Durch Zufall bin ich gestern auf den F2P Shooter Ironsight gestoßen. Der befindet sich aktuell noch in der Beta Phase, kann aber von jedem gespielt werden.
Das Gameplay erinnert stark an COD MW oder MW2, es gibt eine Ausdauerleiste und man kann nicht so wild hüpfen wie in COD.

Das F2P System ist auch recht fair. Klar kann man alles mit Echtgeld kaufen, aber man kann es auch einfach freischalten und die Waffen sind nicht OP.
Ich habe es gestern mal 2 Stunden getestet und ich finde es echt gut gelungen.
Die Grafik ist nicht die schönste, aber es ist in Ordnung.
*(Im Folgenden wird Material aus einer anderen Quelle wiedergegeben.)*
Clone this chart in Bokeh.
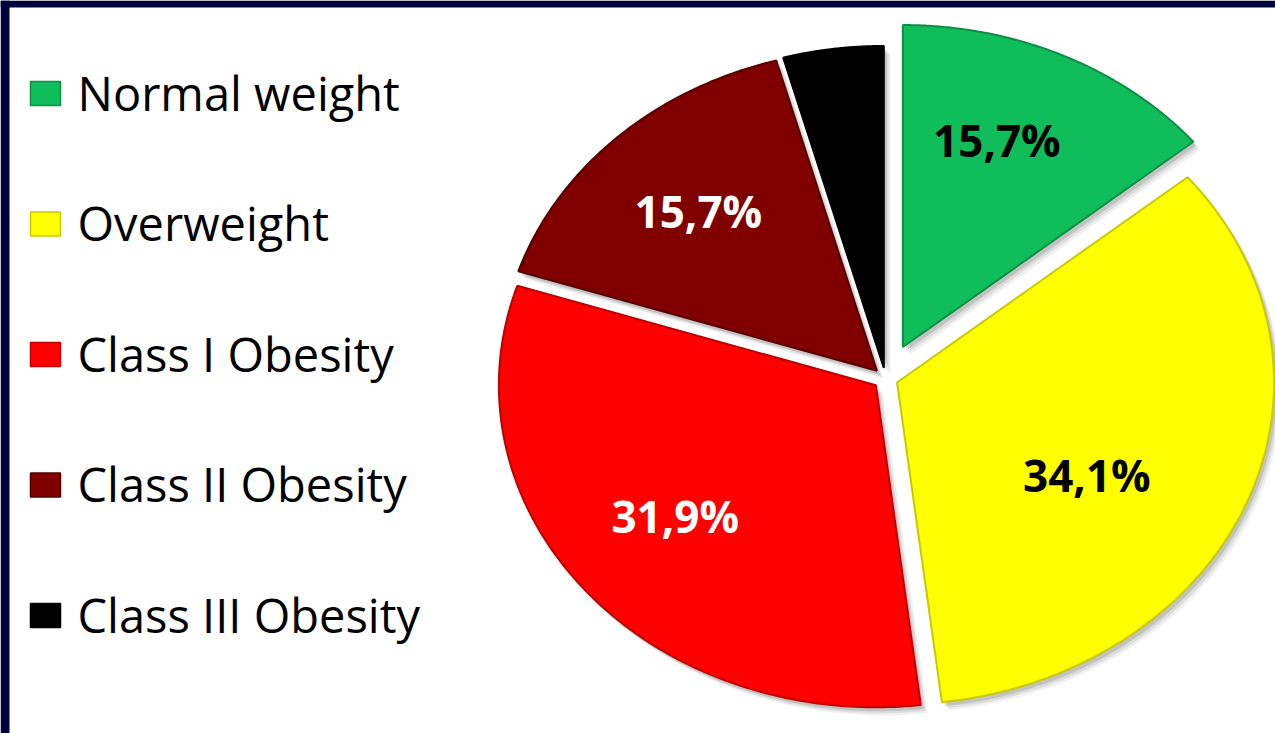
import numpy as np
from bokeh.plotting import figure
from bokeh.models import Range1d, ColumnDataSource
from bokeh.core.properties import value
from bokeh.embed import file_html
from bokeh.resources import INLINE

# ---- data ----
categories = ["Normal weight", "Overweight", "Class I Obesity", "Class II Obesity", "Class III Obesity"]
shares = [14.0, 34.1, 31.9, 15.7, 4.3]          # visible slice sizes (%)
pct_labels = ["15,7%", "34,1%", "31,9%", "15,7%", ""]

# ---- styles ----
colors = ["#10bd5b", "#ffff00", "#ff0000", "#800000", "#000000"]
edge_colors = ["#0a8f43", "#c9c900", "#c00000", "#560000", "#000000"]
label_colors = ["#000000", "#000000", "#ffffff", "#ffffff", "#ffffff"]
explode = [0.108, 0.033, 0.033, 0.033, 0.033]
label_r = [0.69, 0.58, 0.67, 0.685, 0.6]
label_dtheta = [-4, 8, 2, 0, 0]

W, H = 1275, 733
BL, BT = 9, 7
NAVY = "#00003d"
CX, CY = 885, 378
RX, RY = 377, 322

p = figure(width=W, height=H, x_range=Range1d(0, W), y_range=Range1d(H, 0),
           output_backend="svg", toolbar_location=None,
           x_axis_type=None, y_axis_type=None,
           min_border=0, border_fill_color="white",
           background_fill_color="white", outline_line_color=None)
p.grid.visible = False

# navy frame strips (top and left)
p.quad(left=[0, 0], right=[BL, W], top=[0, 0], bottom=[H, BT],
       fill_color=NAVY, line_color=None)

total = float(sum(shares))
xs, ys, lx, ly = [], [], [], []
start = 0.0
for i, s in enumerate(shares):
    a0 = start
    a1 = start + s / total * 2 * np.pi
    start = a1
    mid = (a0 + a1) / 2
    tx = CX + explode[i] * RX * np.sin(mid)
    ty = CY - explode[i] * RY * np.cos(mid)
    th = np.linspace(a0, a1, 140)
    xs.append([tx] + list(tx + RX * np.sin(th)))
    ys.append([ty] + list(ty - RY * np.cos(th)))
    la = mid + np.deg2rad(label_dtheta[i])
    lx.append(tx + label_r[i] * RX * np.sin(la))
    ly.append(ty - label_r[i] * RY * np.cos(la))

# soft shadows
for dx, dy, a in [(7, 8, 0.06), (5, 6, 0.08), (3, 4, 0.12)]:
    p.patches(xs=[list(np.array(x) + dx) for x in xs], ys=[list(np.array(y) + dy) for y in ys],
              fill_color="#000000", fill_alpha=a, line_color=None)

src = ColumnDataSource(dict(xs=xs, ys=ys, fill=colors, edge=edge_colors))
p.patches(xs="xs", ys="ys", fill_color="fill", line_color="edge", line_width=2, source=src)

lab_src = ColumnDataSource(dict(x=lx, y=ly, text=pct_labels, color=label_colors))
p.text(x="x", y="y", text="text", text_color="color", source=lab_src,
       text_font=value("Open Sans"), text_font_style="bold", text_font_size="44px",
       text_align="center", text_baseline="middle")

# ---- legend ----
ROW0, ROWSTEP = 93, 130.5
rows = np.arange(len(categories))
leg_src = ColumnDataSource(dict(
    x=[45] * len(categories),
    y=list(ROW0 + rows * ROWSTEP),
    tx=[77] * len(categories),
    ty=list(ROW0 - 1 + rows * ROWSTEP),
    text=categories, fill=colors, edge=edge_colors))
p.rect(x="x", y="y", width=30, height=24, fill_color="fill", line_color="edge",
       line_width=1.5, source=leg_src)
p.text(x="tx", y="ty", text="text", source=leg_src, text_color="#000000",
       text_font=value("Open Sans"), text_font_size="47px",
       text_align="left", text_baseline="middle")

open("out.html", "w").write(file_html(p, INLINE))
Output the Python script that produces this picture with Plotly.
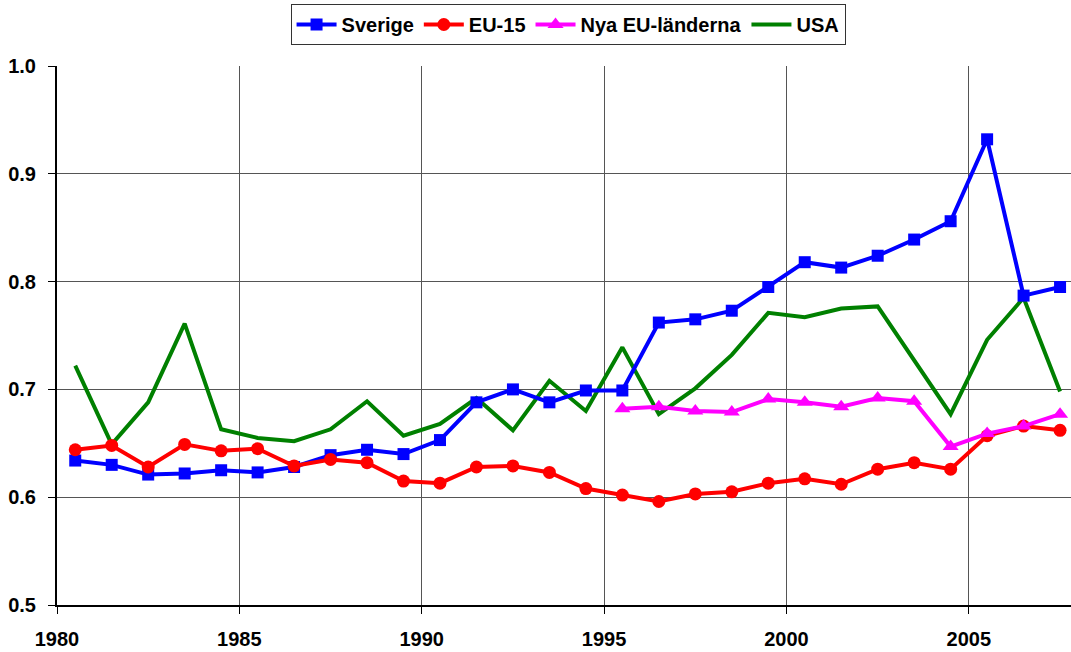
import plotly.graph_objects as go

years = list(range(1980, 2008))
x_pos = [y + 0.5 for y in years]

sverige = [0.634, 0.630, 0.621, 0.622, 0.625, 0.623, 0.628, 0.639, 0.644, 0.640,
           0.653, 0.688, 0.700, 0.688, 0.699, 0.699, 0.762, 0.765, 0.773, 0.795,
           0.818, 0.813, 0.824, 0.839, 0.856, 0.932, 0.787, 0.795]
eu15 = [0.644, 0.648, 0.628, 0.649, 0.643, 0.645, 0.629, 0.635, 0.632, 0.615,
        0.613, 0.628, 0.629, 0.623, 0.608, 0.602, 0.596, 0.603, 0.605, 0.613,
        0.617, 0.612, 0.626, 0.632, 0.626, 0.657, 0.666, 0.662]
nya_years = list(range(1995, 2008))
nya = [0.682, 0.684, 0.680, 0.679, 0.691, 0.688, 0.684, 0.692, 0.689, 0.647,
       0.659, 0.666, 0.677]
usa = [0.722, 0.649, 0.688, 0.761, 0.663, 0.655, 0.652, 0.663, 0.689, 0.657,
       0.668, 0.692, 0.662, 0.708, 0.680, 0.739, 0.677, 0.701, 0.732, 0.771,
       0.767, 0.775, 0.777, 0.727, 0.677, 0.746, 0.785, 0.698]

font_family = "Liberation Sans, Arial, sans-serif"
fsize = 20

fig = go.Figure()
fig.add_trace(go.Scatter(x=x_pos, y=usa, name="USA", mode="lines",
                         line=dict(color="#008000", width=4), legendrank=4))
fig.add_trace(go.Scatter(x=x_pos, y=sverige, name="Sverige", mode="lines+markers",
                         line=dict(color="#0000FF", width=4),
                         marker=dict(symbol="square", size=12, color="#0000FF"),
                         legendrank=1))
fig.add_trace(go.Scatter(x=x_pos, y=eu15, name="EU-15", mode="lines+markers",
                         line=dict(color="#FF0000", width=4),
                         marker=dict(symbol="circle", size=13, color="#FF0000"),
                         legendrank=2))
fig.add_trace(go.Scatter(x=[y + 0.5 for y in nya_years], y=nya, name="Nya EU-länderna",
                         mode="lines+markers",
                         line=dict(color="#FF00FF", width=4),
                         marker=dict(symbol="triangle-up", size=14, color="#FF00FF"),
                         legendrank=3))

fig.update_layout(
    width=1071, height=652,
    margin=dict(l=57, r=0, t=66, b=47),
    paper_bgcolor="white", plot_bgcolor="white",
    font=dict(family=font_family, size=fsize, color="black", weight="bold"),
    showlegend=True,
    legend=dict(orientation="h", x=0.504, xanchor="center",
                yref="container", y=1 - 4 / 652, yanchor="top",
                bordercolor="#333333", borderwidth=1, bgcolor="white",
                font=dict(family=font_family, size=fsize, color="black", weight="bold"),
                itemwidth=40, tracegroupgap=0),
)
fig.update_xaxes(range=[1980, 2007.8], tick0=1980, dtick=5, showgrid=True,
                 gridcolor="#555555", gridwidth=1, showline=True, linecolor="black",
                 linewidth=2, ticks="outside", ticklen=7, tickcolor="black",
                 ticklabelstandoff=8, zeroline=False,
                 tickfont=dict(family=font_family, size=fsize, color="black", weight="bold"))
fig.update_yaxes(range=[0.5, 1.0], tick0=0.5, dtick=0.1, tickformat=".1f",
                 showgrid=True, gridcolor="#555555", gridwidth=1, showline=True,
                 linecolor="black", linewidth=2, ticks="outside", ticklen=7,
                 tickcolor="black", ticklabelstandoff=8, zeroline=False,
                 tickfont=dict(family=font_family, size=fsize, color="black", weight="bold"))

fig.write_html("out.html", config={"displayModeBar": False},
               post_script="document.body.style.margin='0';document.body.style.padding='0';")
Mit meinem System habe ich auf höchsten Einstellungen mit 1920x1080 140-200FPS 
Die Waffen fühlen sich gut an und hören sich gut an. Es macht mir bisher echt Spaß.

Da es eine Beta ist, hatte ich bisher leider schon 3-4 Abstürze.


----------



## _Berge_ (14. August 2018)

Hier hier hier 

Spiele es auch recht aktiv, sofern es meine Zeit zulässt

Macht echt Spaß und lässt alte MW/2/3 Zeiten wieder aufkommen

Einige Abstürze hatte ich auch schon, teilweise schon sooft dass ich keine einzige Runde mehr beenden konnte

Musste dann den Installer drüber laufen lassen und schon liefs wieder

Für zwischendurch aufjedenfall ein tolles Spiel, versuche aktuell wieder die alte MW3 Gruppe für das Spiel zu begeistern


----------



## Rage1988 (14. August 2018)

_Berge_ schrieb:


> Einige Abstürze hatte ich auch schon, teilweise schon sooft dass ich keine einzige Runde mehr beenden konnte



Gestern hatte ich garantiert auch 5 Runden, die ich nicht beenden konnte. Aber naja, es ist eine Beta 

Angeblich soll das Spiel ja auch auf Steam kommen, wenn die Beta Phase beendet ist.


----------



## _Berge_ (14. August 2018)

Nun obs jetzt nen eigenen Launcher hat oder über Steam, is mir egal

Einzige Vorteil sehe ich darin dass ich aus Steam direkt Kumpels einladen kann oder einer Runde beitreten

Is aktuell das einzige Spiel dass ich jeden Abend anschmeiße, 1-2 Runden und dann wars das auch ^^


----------



## _Berge_ (17. August 2018)

Ich denke wir können das gerne als Sammelthread nutzen?

Spielt sonst niemand Ironsight?


----------